Exercise objective: In the data that follows, count every line holding the string "with" and give the count alone.
-- START OF Entries --
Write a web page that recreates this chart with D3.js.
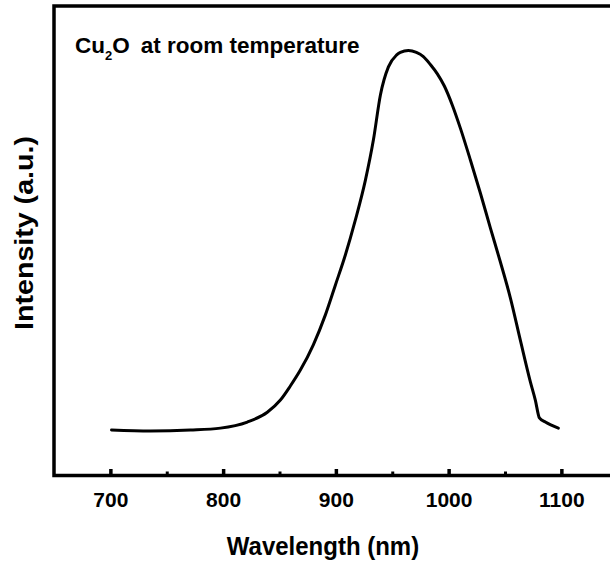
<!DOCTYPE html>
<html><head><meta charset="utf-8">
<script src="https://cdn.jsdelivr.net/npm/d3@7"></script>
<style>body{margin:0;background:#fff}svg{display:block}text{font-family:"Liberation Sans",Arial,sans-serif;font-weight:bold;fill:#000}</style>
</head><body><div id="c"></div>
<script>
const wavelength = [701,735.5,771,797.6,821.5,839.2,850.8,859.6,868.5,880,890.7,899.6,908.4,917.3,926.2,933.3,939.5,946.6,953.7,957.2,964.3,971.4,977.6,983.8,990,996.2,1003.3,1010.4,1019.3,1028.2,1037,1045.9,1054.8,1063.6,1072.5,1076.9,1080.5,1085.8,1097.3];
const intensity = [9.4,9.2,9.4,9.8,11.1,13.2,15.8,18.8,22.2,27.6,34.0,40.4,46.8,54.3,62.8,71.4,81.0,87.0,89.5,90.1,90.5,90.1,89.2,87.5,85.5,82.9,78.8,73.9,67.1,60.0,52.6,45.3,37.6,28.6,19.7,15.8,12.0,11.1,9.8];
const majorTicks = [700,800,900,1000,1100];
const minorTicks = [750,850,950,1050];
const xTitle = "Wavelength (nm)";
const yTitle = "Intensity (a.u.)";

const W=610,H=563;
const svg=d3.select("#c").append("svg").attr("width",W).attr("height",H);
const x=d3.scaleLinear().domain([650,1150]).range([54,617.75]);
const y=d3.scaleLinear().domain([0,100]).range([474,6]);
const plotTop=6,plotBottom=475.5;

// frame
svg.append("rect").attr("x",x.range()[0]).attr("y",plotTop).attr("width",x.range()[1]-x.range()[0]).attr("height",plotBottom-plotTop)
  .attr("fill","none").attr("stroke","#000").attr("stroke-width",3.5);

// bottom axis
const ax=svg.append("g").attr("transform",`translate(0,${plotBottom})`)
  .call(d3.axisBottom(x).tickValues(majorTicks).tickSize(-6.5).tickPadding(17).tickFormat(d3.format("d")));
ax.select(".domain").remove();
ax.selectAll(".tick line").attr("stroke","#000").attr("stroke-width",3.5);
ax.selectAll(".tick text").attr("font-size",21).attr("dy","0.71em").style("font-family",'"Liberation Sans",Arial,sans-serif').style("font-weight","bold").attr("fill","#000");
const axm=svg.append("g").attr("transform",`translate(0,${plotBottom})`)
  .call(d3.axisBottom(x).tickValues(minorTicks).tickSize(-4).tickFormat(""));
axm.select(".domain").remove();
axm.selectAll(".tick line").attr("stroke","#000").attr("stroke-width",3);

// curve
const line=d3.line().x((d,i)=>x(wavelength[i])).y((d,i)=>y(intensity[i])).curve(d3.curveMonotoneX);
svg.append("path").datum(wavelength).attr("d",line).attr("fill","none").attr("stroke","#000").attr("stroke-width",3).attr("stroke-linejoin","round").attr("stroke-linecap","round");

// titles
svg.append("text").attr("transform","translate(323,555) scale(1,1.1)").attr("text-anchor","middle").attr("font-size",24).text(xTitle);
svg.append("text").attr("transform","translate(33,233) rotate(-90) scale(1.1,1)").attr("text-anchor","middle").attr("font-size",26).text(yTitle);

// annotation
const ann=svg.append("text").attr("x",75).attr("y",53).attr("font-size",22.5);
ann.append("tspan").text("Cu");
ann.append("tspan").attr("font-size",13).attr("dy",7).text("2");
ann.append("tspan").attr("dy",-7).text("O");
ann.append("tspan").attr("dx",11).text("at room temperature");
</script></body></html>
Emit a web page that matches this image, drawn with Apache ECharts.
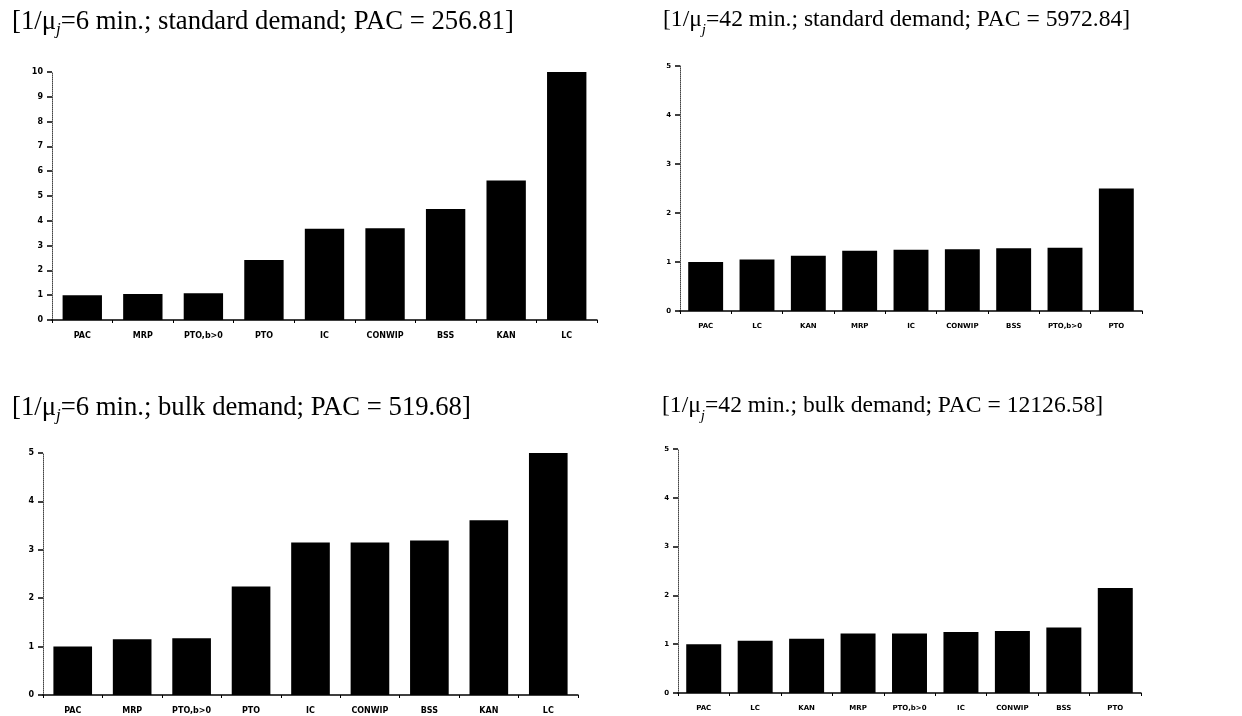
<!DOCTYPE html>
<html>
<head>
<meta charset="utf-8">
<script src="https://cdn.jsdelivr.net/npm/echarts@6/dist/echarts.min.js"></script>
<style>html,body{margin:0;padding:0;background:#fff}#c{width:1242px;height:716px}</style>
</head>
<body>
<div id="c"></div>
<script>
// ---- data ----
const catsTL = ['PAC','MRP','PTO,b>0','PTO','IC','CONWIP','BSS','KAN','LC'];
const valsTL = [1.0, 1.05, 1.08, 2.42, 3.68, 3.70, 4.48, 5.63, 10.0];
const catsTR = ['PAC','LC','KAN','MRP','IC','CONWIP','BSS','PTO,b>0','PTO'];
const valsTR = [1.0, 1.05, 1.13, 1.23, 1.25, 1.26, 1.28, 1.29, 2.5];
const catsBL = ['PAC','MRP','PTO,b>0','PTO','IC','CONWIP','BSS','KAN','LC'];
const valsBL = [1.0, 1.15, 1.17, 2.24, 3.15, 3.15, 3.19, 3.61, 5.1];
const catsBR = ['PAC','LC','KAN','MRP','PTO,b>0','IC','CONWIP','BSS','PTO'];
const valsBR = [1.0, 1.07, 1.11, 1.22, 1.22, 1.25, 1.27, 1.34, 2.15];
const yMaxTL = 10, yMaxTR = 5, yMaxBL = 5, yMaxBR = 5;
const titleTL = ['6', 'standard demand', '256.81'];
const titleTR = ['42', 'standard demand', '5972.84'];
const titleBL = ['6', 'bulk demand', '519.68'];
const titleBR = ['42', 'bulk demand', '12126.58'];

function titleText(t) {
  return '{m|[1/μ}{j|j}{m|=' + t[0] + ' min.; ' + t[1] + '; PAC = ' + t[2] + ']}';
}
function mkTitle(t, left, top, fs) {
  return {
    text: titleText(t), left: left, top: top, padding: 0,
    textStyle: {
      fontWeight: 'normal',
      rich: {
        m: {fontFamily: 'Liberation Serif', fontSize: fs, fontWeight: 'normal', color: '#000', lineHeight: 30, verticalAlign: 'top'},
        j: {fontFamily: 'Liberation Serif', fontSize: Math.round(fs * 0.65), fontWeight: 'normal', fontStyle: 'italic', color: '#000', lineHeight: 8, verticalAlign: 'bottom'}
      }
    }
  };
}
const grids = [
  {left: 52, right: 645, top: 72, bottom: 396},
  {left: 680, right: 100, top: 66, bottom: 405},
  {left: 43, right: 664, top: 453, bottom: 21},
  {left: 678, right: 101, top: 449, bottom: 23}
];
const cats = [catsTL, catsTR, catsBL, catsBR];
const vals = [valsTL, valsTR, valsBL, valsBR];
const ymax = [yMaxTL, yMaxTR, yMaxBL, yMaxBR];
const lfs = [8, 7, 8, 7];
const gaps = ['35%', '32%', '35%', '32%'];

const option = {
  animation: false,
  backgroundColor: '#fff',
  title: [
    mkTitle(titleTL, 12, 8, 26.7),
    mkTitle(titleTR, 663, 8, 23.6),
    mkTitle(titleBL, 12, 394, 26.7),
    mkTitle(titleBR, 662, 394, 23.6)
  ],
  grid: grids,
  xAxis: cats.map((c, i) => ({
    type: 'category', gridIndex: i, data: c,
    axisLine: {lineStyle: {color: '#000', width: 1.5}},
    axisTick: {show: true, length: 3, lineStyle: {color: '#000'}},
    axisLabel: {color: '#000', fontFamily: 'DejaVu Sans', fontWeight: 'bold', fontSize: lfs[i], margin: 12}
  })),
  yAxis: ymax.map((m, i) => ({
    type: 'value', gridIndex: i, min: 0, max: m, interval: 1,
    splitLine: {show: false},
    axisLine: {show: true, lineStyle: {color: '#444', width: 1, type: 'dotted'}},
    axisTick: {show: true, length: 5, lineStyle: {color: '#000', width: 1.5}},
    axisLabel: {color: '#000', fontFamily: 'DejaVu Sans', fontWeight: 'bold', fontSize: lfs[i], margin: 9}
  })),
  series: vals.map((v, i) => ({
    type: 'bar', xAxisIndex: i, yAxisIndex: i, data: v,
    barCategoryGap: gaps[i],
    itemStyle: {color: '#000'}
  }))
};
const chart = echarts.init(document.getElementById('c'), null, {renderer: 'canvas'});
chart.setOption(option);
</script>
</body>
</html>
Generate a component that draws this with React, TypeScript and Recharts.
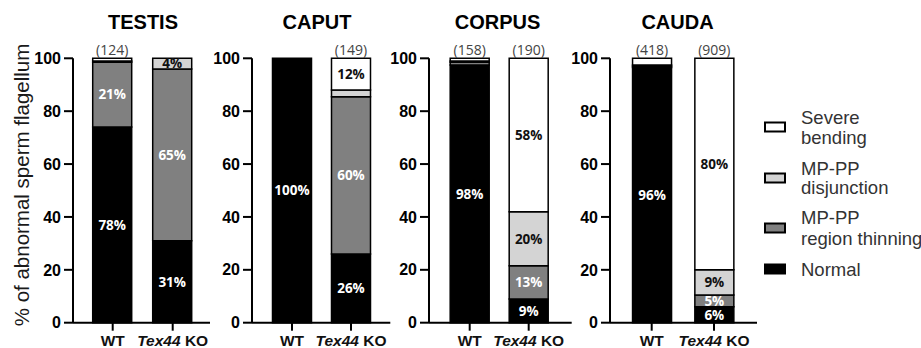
-- END OF Entries --
Solution to the exercise: 3